To be done: Copy exactly the lines from the line containing "What matplotlib code" to the line containing "from matplotlib.ticker import", both lines included, and omit any pictures.

Provided information:
================
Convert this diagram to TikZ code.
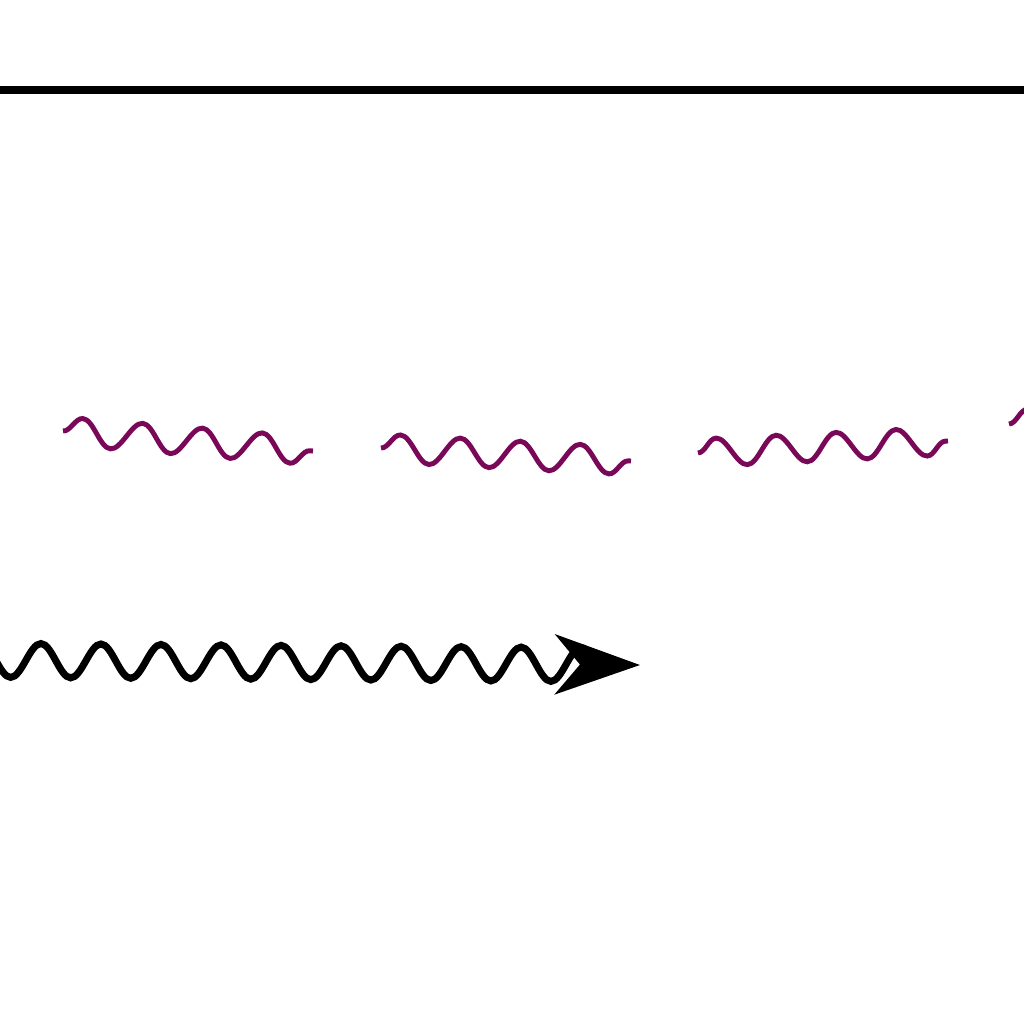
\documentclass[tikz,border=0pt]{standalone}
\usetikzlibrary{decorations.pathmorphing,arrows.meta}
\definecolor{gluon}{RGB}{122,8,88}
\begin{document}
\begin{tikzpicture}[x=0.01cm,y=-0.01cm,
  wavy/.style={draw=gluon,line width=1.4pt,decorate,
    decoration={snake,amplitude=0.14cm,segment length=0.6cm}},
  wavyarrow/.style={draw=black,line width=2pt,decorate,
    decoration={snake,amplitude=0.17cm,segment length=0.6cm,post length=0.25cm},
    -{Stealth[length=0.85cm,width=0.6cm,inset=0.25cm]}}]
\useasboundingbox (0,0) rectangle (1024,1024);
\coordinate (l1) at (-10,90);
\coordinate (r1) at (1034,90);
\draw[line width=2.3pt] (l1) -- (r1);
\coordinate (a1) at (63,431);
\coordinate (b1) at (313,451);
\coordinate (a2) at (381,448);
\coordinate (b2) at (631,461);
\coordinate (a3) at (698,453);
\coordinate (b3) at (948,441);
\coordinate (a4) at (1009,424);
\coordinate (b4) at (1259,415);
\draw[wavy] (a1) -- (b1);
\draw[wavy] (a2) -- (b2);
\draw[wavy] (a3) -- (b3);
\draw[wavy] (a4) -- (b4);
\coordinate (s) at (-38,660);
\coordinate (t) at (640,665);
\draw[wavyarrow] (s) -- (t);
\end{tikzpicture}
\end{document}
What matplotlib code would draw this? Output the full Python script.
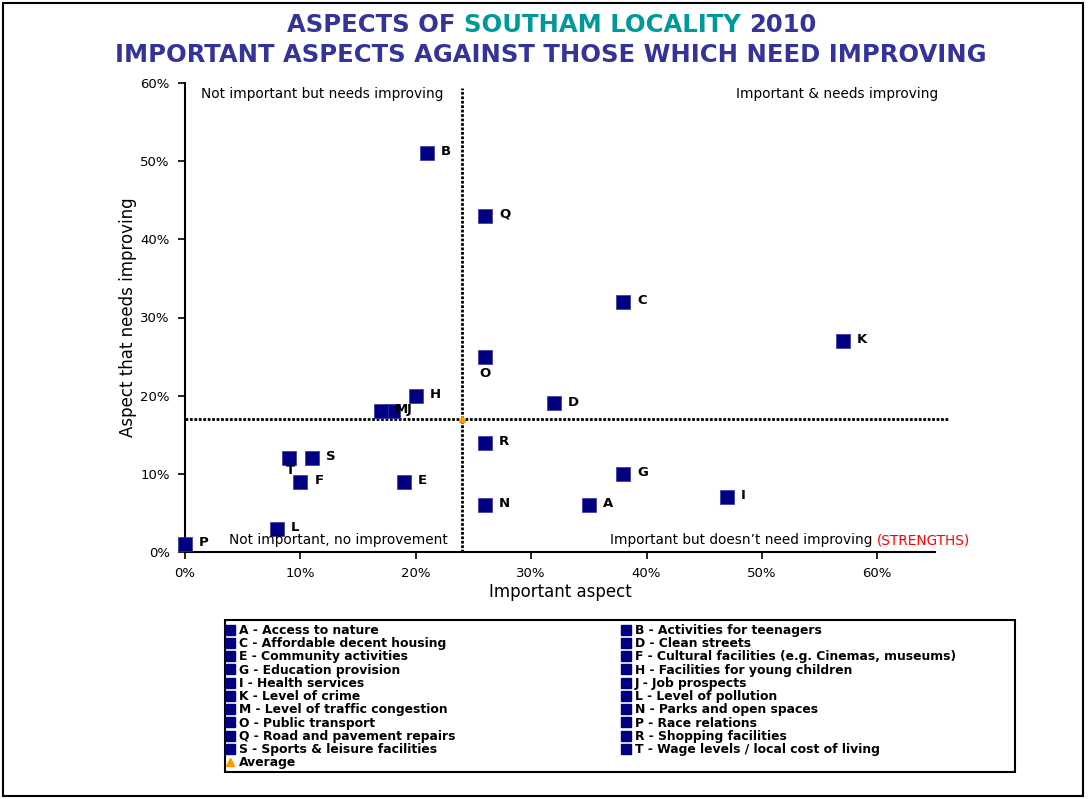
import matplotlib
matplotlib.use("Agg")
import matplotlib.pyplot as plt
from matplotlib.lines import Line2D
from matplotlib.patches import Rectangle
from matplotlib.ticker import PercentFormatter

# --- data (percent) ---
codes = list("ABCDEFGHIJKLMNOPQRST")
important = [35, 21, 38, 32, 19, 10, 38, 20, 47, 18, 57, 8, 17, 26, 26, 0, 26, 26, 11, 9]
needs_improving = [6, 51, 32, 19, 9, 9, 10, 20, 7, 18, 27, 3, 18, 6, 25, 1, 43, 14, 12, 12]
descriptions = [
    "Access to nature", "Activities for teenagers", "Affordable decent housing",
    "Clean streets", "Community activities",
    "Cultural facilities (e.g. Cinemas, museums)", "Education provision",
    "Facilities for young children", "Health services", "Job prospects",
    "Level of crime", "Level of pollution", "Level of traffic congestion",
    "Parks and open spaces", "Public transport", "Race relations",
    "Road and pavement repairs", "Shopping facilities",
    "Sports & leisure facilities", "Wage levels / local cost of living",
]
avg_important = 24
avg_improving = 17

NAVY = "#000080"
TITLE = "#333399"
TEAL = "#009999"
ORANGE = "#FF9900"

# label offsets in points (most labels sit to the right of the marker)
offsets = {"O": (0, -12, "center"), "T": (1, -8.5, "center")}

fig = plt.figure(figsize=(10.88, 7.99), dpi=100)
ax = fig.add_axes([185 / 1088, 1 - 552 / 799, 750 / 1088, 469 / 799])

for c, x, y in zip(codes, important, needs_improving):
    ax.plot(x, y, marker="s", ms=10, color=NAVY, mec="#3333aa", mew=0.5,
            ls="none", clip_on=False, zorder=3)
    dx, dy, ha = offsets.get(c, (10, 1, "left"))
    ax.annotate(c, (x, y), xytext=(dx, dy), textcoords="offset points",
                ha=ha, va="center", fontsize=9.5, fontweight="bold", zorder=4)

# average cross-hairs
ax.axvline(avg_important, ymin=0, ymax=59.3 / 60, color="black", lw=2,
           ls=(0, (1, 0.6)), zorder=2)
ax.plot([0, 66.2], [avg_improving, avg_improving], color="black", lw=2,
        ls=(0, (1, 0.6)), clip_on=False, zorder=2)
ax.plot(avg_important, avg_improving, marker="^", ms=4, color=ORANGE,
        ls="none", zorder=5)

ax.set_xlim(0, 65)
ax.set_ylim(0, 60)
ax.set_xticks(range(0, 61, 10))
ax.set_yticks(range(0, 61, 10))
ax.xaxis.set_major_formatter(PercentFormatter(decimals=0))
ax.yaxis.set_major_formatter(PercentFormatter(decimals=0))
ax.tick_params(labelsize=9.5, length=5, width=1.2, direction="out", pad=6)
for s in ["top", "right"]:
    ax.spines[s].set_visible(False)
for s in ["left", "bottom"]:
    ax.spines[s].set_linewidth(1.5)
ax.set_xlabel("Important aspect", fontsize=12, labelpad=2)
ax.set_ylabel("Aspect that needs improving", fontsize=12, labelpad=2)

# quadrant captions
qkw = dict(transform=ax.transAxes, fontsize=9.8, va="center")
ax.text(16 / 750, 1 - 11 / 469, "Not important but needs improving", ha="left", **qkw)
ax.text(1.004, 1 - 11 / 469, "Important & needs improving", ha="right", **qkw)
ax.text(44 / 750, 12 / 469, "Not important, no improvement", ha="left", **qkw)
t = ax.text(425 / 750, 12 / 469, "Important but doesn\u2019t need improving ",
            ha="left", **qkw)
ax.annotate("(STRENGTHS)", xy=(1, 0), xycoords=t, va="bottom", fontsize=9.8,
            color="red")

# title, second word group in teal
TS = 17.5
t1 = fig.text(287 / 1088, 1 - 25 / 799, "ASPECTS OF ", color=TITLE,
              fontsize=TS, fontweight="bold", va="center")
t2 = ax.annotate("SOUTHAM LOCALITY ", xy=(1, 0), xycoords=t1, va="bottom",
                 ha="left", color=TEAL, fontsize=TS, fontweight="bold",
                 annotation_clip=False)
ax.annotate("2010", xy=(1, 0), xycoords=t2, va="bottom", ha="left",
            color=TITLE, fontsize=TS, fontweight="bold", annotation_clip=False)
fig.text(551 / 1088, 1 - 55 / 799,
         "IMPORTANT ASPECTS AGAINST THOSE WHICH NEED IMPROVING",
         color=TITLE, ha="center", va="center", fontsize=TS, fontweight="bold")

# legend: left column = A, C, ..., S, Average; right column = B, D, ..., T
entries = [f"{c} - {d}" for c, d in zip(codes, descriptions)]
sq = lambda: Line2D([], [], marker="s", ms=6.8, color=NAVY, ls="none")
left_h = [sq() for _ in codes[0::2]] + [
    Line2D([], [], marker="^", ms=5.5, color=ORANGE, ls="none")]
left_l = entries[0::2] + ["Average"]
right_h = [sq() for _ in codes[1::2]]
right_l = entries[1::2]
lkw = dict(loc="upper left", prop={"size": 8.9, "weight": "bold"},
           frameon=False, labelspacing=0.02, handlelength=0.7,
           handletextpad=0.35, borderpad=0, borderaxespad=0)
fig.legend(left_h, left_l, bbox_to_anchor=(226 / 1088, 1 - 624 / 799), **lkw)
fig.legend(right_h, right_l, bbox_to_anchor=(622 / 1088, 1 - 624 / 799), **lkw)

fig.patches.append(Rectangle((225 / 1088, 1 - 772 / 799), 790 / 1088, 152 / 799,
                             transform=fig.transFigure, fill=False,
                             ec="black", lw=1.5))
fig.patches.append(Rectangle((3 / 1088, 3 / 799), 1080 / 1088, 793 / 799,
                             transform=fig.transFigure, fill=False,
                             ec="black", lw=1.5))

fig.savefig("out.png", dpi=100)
================
Output for this exercise:
What matplotlib code would draw this? Output the full Python script.
import matplotlib
matplotlib.use("Agg")
import matplotlib.pyplot as plt
from matplotlib.lines import Line2D
from matplotlib.patches import Rectangle
from matplotlib.ticker import PercentFormatter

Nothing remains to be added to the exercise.